The semantic layer includes an in-memory cache to minimize latency and reduce load on metadata catalogs. Caching wraps any provider transparently.

Configuration

import (
    "github.com/txn2/mcp-trino/pkg/semantic"
    "github.com/txn2/mcp-trino/pkg/tools"
)

toolkit := tools.NewToolkit(trinoClient, cfg,
    tools.WithSemanticProvider(datahubProvider),
    tools.WithSemanticCache(semantic.CacheConfig{
        TTL:         5 * time.Minute,
        MaxEntries:  10000,
        CacheErrors: false,
        ErrorTTL:    1 * time.Minute,
    }),
)

Options

Option Default Description
TTL 5 minutes How long cached entries remain valid
MaxEntries 10,000 Maximum cache size (LRU eviction when exceeded)
CacheErrors false Whether to cache error responses
ErrorTTL 1 minute TTL for cached errors (if enabled)

Default Configuration

cfg := semantic.DefaultCacheConfig()
// TTL: 5 minutes
// MaxEntries: 10000
// CacheErrors: false
// ErrorTTL: 1 minute

Cached Operations

Method Cached
GetTableContext Yes
GetColumnContext Yes
GetColumnsContext Yes
GetLineage Yes
GetGlossaryTerm Yes
SearchTables No (results vary by filter)

Cache Keys

Cache keys are derived from the operation and identifier:

  • table:{catalog}.{schema}.{table}
  • column:{catalog}.{schema}.{table}.{column}
  • columns:{catalog}.{schema}.{table}
  • lineage:{catalog}.{schema}.{table}:{direction}:{maxDepth}
  • glossary:{urn}

Manual Cache Control

The CachingProvider exposes methods for cache management:

import "github.com/txn2/mcp-trino/pkg/semantic"

// Wrap provider with caching
cached := semantic.NewCachingProvider(provider, semantic.DefaultCacheConfig())

// Get cache statistics
stats := cached.Stats()
fmt.Printf("Active: %d, Expired: %d, Max: %d\n",
    stats.ActiveEntries, stats.ExpiredEntries, stats.MaxEntries)

// Clear all entries
cached.Clear()

Error Caching

By default, errors are not cached. Enable error caching to prevent hammering a failing provider:

cfg := semantic.CacheConfig{
    TTL:         5 * time.Minute,
    MaxEntries:  10000,
    CacheErrors: true,   // Cache errors
    ErrorTTL:    1 * time.Minute,  // Shorter TTL for errors
}

When an error is cached:

  • Subsequent requests return the cached error immediately
  • The error expires after ErrorTTL
  • After expiration, the next request retries the provider

Eviction Policy

When MaxEntries is reached, the oldest entry (by expiration time) is evicted to make room for new entries.

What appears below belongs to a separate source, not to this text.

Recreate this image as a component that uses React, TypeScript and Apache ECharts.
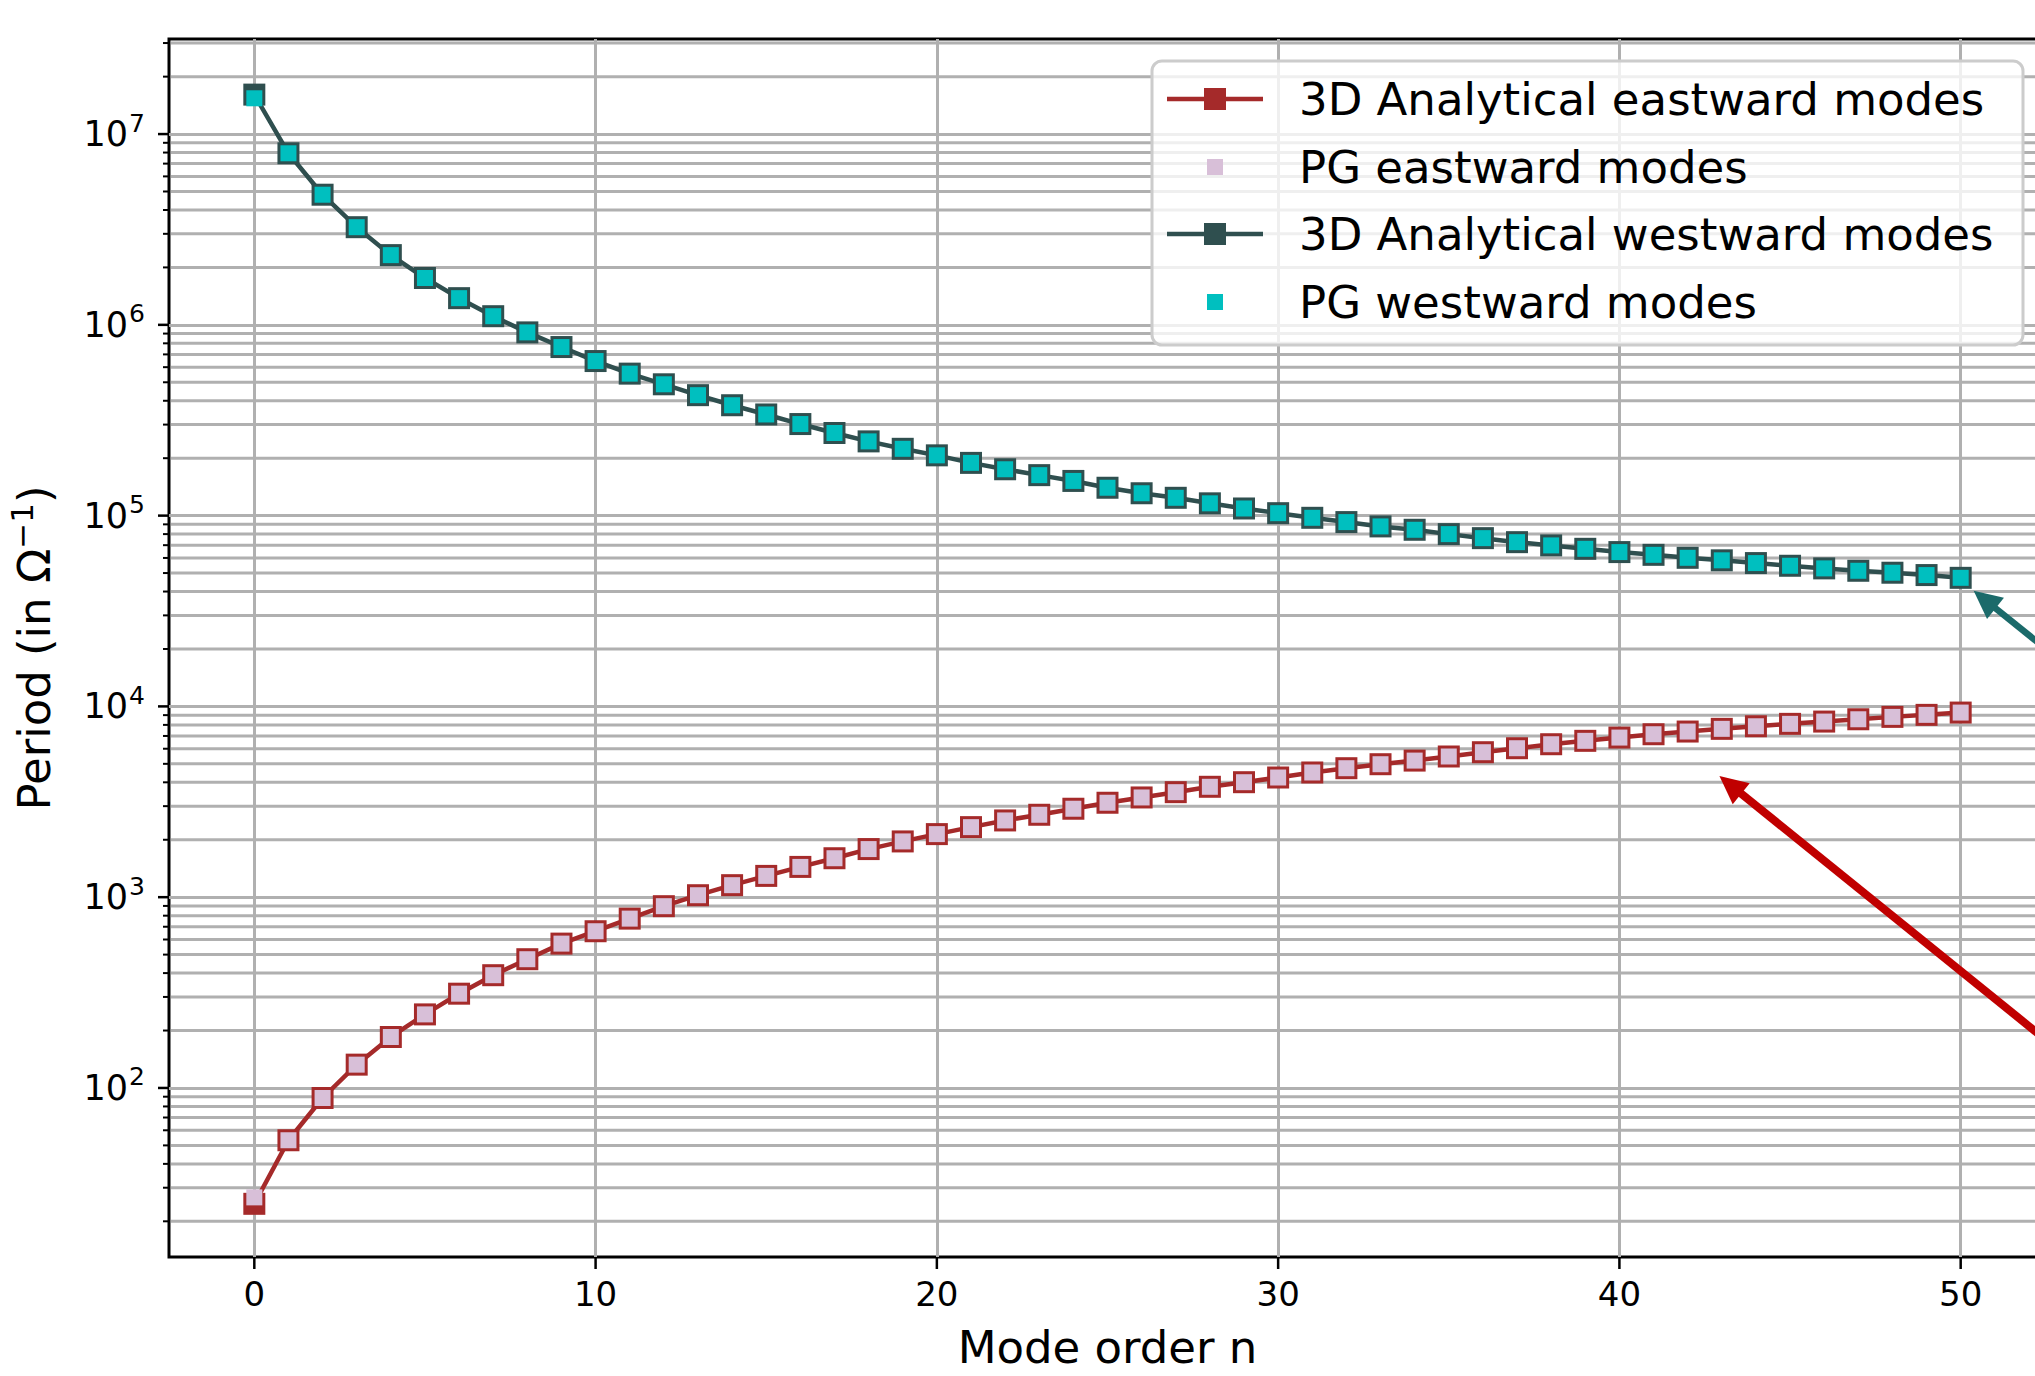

This approximates LRU behavior.

Disabling Cache

To disable caching, omit the WithSemanticCache option:

toolkit := tools.NewToolkit(trinoClient, cfg,
    tools.WithSemanticProvider(datahubProvider),
    // No WithSemanticCache - caching disabled
)

Performance Considerations

Sizing

Choose MaxEntries based on your table count:

Tables Suggested MaxEntries
< 1,000 10,000 (default)
1,000 - 10,000 50,000
> 10,000 100,000+

Each entry requires approximately 1-5 KB depending on metadata richness.

TTL Tradeoffs

TTL Behavior
Short (1m) Fresh data, more catalog load
Medium (5m) Balanced (default)
Long (30m+) Lower load, stale data risk

For catalogs with infrequent metadata changes, longer TTLs are safe. For actively evolving metadata, prefer shorter TTLs.

Monitoring

Track cache effectiveness by checking stats periodically:

go func() {
    ticker := time.NewTicker(1 * time.Minute)
    for range ticker.C {
        stats := cached.Stats()
        log.Printf("Cache: active=%d expired=%d max=%d",
            stats.ActiveEntries, stats.ExpiredEntries, stats.MaxEntries)
    }
}()

High expired counts relative to active entries may indicate the TTL is too short.